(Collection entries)

══════════════════════════════

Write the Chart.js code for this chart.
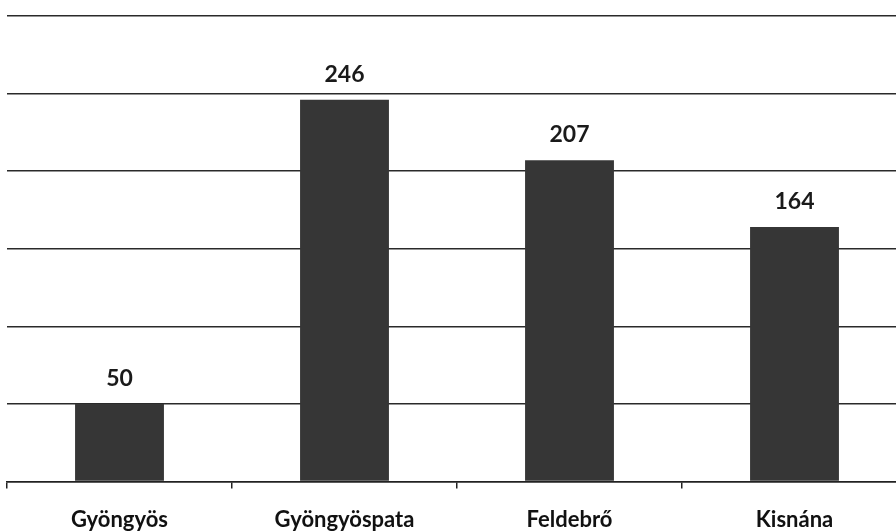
<!DOCTYPE html>
<html><head><meta charset="utf-8">
<script src="https://cdn.jsdelivr.net/npm/chart.js@4/dist/chart.umd.min.js"></script>
<style>
html,body{margin:0;padding:0;background:#fff;overflow:hidden;width:896px;height:531px;}
#wrap{width:910px;height:531px;overflow:hidden;}
</style></head><body>
<div id="wrap"><canvas id="c" width="910" height="551"></canvas></div>
<script>
const categories = ["Gyöngyös", "Gyöngyöspata", "Feldebrő", "Kisnána"];
const values = [50, 246, 207, 164];
const yTicks = [0, 50, 100, 150, 200, 250, 300];

const dataLabels = {
  id: 'dataLabels',
  afterDatasetsDraw(chart) {
    const ctx = chart.ctx;
    const meta = chart.getDatasetMeta(0);
    ctx.save();
    ctx.fillStyle = '#1a1a1a';
    ctx.font = 'bold 23px Lato, "Open Sans", sans-serif';
    ctx.textAlign = 'center';
    ctx.textBaseline = 'bottom';
    meta.data.forEach((bar, i) => {
      ctx.fillText(String(values[i]), bar.x, bar.y - 14);
    });
    ctx.restore();
  }
};

new Chart(document.getElementById('c'), {
  type: 'bar',
  data: {
    labels: categories,
    datasets: [{
      data: values,
      backgroundColor: '#363636',
      borderWidth: 0,
      categoryPercentage: 1,
      barPercentage: 0.395
    }]
  },
  options: {
    responsive: false,
    animation: false,
    layout: { padding: { left: 7, right: 3, top: 16, bottom: 0 } },
    plugins: { legend: { display: false }, tooltip: { enabled: false } },
    scales: {
      x: {
        grid: { display: true, drawOnChartArea: false, offset: true, tickLength: 7, color: '#222', lineWidth: 1.5 },
        border: { display: true, color: '#222', width: 1.5 },
        ticks: { color: '#111', padding: 18, font: { family: 'Lato, "Open Sans", sans-serif', size: 22, weight: 'bold' } }
      },
      y: {
        min: 0, max: 300,
        afterBuildTicks(axis) { axis.ticks = yTicks.map(v => ({ value: v })); },
        grid: { color: '#2a2a2a', lineWidth: 1.5, drawTicks: false },
        border: { display: false },
        ticks: { display: false }
      }
    }
  },
  plugins: [dataLabels]
});
</script>
</body></html>
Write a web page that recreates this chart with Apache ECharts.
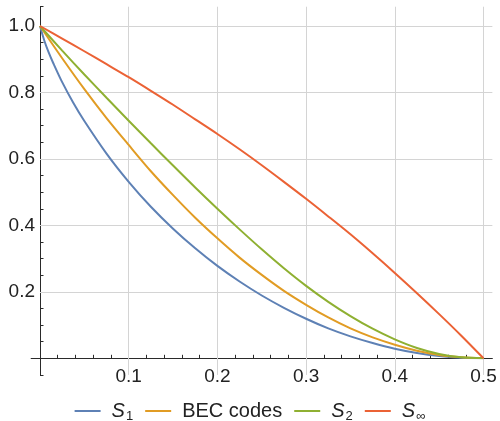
<!DOCTYPE html>
<html>
<head>
<meta charset="utf-8">
<script src="https://cdn.jsdelivr.net/npm/echarts@6/dist/echarts.min.js"></script>
<style>
html,body{margin:0;padding:0;background:#fff;}
#chart{width:500px;height:421px;}
</style>
</head>
<body>
<div id="chart"></div>
<script>
// ---- data ----
const seriesNames = ['S1', 'BEC codes', 'S2', 'S∞'];
const xTicks = [0.1, 0.2, 0.3, 0.4, 0.5];
const yTicks = [0.2, 0.4, 0.6, 0.8, 1.0];

const s1X = [0, 0.005, 0.01, 0.015, 0.025, 0.0375, 0.05, 0.075, 0.1, 0.125, 0.15, 0.175, 0.2, 0.225, 0.25, 0.275, 0.3, 0.325, 0.35, 0.375, 0.4, 0.425, 0.45, 0.475, 0.5];
const s1Y = [1, 0.955, 0.919, 0.888, 0.831, 0.769, 0.714, 0.616, 0.531, 0.456, 0.390, 0.331, 0.278, 0.231, 0.189, 0.152, 0.119, 0.090, 0.066, 0.046, 0.029, 0.016, 0.007, 0.002, 0];

const xs = [0, 0.025, 0.05, 0.075, 0.1, 0.125, 0.15, 0.175, 0.2, 0.225, 0.25, 0.275, 0.3, 0.325, 0.35, 0.375, 0.4, 0.425, 0.45, 0.475, 0.5];
const becY = [1, 0.903, 0.810, 0.723, 0.642, 0.563, 0.491, 0.423, 0.361, 0.303, 0.251, 0.203, 0.161, 0.123, 0.090, 0.063, 0.041, 0.023, 0.010, 0.003, 0];
const s2Y  = [1, 0.926, 0.854, 0.784, 0.715, 0.647, 0.580, 0.514, 0.450, 0.388, 0.328, 0.271, 0.218, 0.170, 0.127, 0.089, 0.057, 0.031, 0.013, 0.003, 0];
const sInfY = [1, 0.962, 0.924, 0.885, 0.846, 0.805, 0.763, 0.719, 0.675, 0.629, 0.581, 0.531, 0.480, 0.427, 0.373, 0.316, 0.257, 0.196, 0.133, 0.068, 0];

// ---- axis ranges ----
const xMin = 0, xMax = 0.5, yMin = 0, yMax = 1;
const xExtMin = -0.01, xExtMax = 0.51, yExtMin = -0.05, yExtMax = 1.058;

// ---- layout ----
const g0 = {left: 40, top: 26, width: 443.5, height: 332.3};
const pxX = g0.width / (xMax - xMin), pxY = g0.height / (yMax - yMin);
const g1 = {
  left: g0.left + (xExtMin - xMin) * pxX,
  top: g0.top - (yExtMax - yMax) * pxY,
  width: (xExtMax - xExtMin) * pxX,
  height: (yExtMax - yExtMin) * pxY
};

const colors = ['#5E81B5', '#E19C24', '#8FB032', '#EB6235'];
const font = "'Liberation Sans', Arial, Helvetica, sans-serif";
const axisColor = '#2a2a2a';

function pairs(x, y) { return x.map((v, i) => [v, y[i]]); }

const curveData = [pairs(s1X, s1Y), pairs(xs, becY), pairs(xs, s2Y), pairs(xs, sInfY)];

const curves = seriesNames.map((n, i) => ({
  name: n, type: 'line', xAxisIndex: 0, yAxisIndex: 0,
  data: curveData[i], symbol: 'none', showSymbol: false, smooth: 0.3,
  lineStyle: {color: colors[i], width: 2}, itemStyle: {color: colors[i]},
  z: 5, animation: false
}));

const gridSeries = {
  type: 'line', xAxisIndex: 1, yAxisIndex: 1, data: [[0, 0]], symbol: 'none',
  silent: true, z: 1, animation: false,
  markLine: {
    silent: true, symbol: ['none', 'none'], animation: false,
    label: {show: false},
    lineStyle: {color: '#d4d4d4', width: 1, type: 'solid'},
    data: xTicks.map(v => ({xAxis: v})).concat(
      yTicks.map(v => [{coord: [0, v]}, {coord: [xExtMax, v]}]))
  }
};

const chart = echarts.init(document.getElementById('chart'), null, {renderer: 'canvas'});
chart.setOption({
  animation: false,
  backgroundColor: '#fff',
  grid: [
    Object.assign({containLabel: false}, g0),
    Object.assign({containLabel: false}, g1)
  ],
  xAxis: [
    {
      type: 'value', gridIndex: 0, min: xMin, max: xMax, interval: 0.1,
      axisLine: {show: false},
      axisTick: {show: true, inside: true, length: 5, lineStyle: {color: axisColor, width: 1}},
      minorTick: {show: true, splitNumber: 5, length: 3.5, lineStyle: {color: axisColor, width: 1}},
      splitLine: {show: false}, minorSplitLine: {show: false},
      axisLabel: {show: true, showMinLabel: false, margin: 9, color: '#222', fontSize: 19, fontFamily: font,
        formatter: v => v.toFixed(1)}
    },
    {
      type: 'value', gridIndex: 1, min: xExtMin, max: xExtMax,
      axisLine: {show: true, onZero: true, lineStyle: {color: axisColor, width: 1}},
      axisTick: {show: false}, axisLabel: {show: false}, splitLine: {show: false}
    }
  ],
  yAxis: [
    {
      type: 'value', gridIndex: 0, min: yMin, max: yMax, interval: 0.2,
      axisLine: {show: false},
      axisTick: {show: true, inside: true, length: 5, lineStyle: {color: axisColor, width: 1}},
      minorTick: {show: true, splitNumber: 4, length: 3.5, lineStyle: {color: axisColor, width: 1}},
      splitLine: {show: false}, minorSplitLine: {show: false},
      axisLabel: {show: true, showMinLabel: false, margin: 5, color: '#222', fontSize: 19, fontFamily: font,
        formatter: v => v.toFixed(1)}
    },
    {
      type: 'value', gridIndex: 1, min: yExtMin, max: yExtMax,
      axisLine: {show: true, onZero: true, lineStyle: {color: axisColor, width: 1}},
      axisTick: {show: true, inside: true, length: 3.5, customValues: [yExtMin, yExtMax],
        lineStyle: {color: axisColor, width: 1}},
      axisLabel: {show: false}, splitLine: {show: false}
    }
  ],
  legend: {
    data: seriesNames.map((n, i) => ({name: n, icon: 'rect', itemStyle: {color: colors[i]}})),
    top: 396, left: 'center',
    itemWidth: 26, itemHeight: 2, itemGap: 12,
    textStyle: {
      fontFamily: font, fontSize: 20, color: '#222',
      rich: {
        i: {fontFamily: font, fontSize: 20, fontStyle: 'italic', color: '#222', padding: [0, 0, 0, 6]},
        s: {fontFamily: font, fontSize: 13, color: '#222', padding: [10, 0, 0, 1]},
        t: {fontFamily: font, fontSize: 20, color: '#222', padding: [0, 0, 0, 6]}
      }
    },
    formatter: function (name) {
      if (name === 'S1') return '{i|S}{s|1}';
      if (name === 'S2') return '{i|S}{s|2}';
      if (name === 'S∞') return '{i|S}{s|∞}';
      return '{t|' + name + '}';
    }
  },
  series: curves.concat([gridSeries])
});
</script>
</body>
</html>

══════════════════════════════

WHAT TO DO -> Copy nothing but the lines from the top of the material through the line holding "const yTicks = [0, 50, 100, 150, 200, 250, 300];", exactly as written; omit pictures.

RESPONSE TO THIS EXERCISE ->
Write the Chart.js code for this chart.
<!DOCTYPE html>
<html><head><meta charset="utf-8">
<script src="https://cdn.jsdelivr.net/npm/chart.js@4/dist/chart.umd.min.js"></script>
<style>
html,body{margin:0;padding:0;background:#fff;overflow:hidden;width:896px;height:531px;}
#wrap{width:910px;height:531px;overflow:hidden;}
</style></head><body>
<div id="wrap"><canvas id="c" width="910" height="551"></canvas></div>
<script>
const categories = ["Gyöngyös", "Gyöngyöspata", "Feldebrő", "Kisnána"];
const values = [50, 246, 207, 164];
const yTicks = [0, 50, 100, 150, 200, 250, 300];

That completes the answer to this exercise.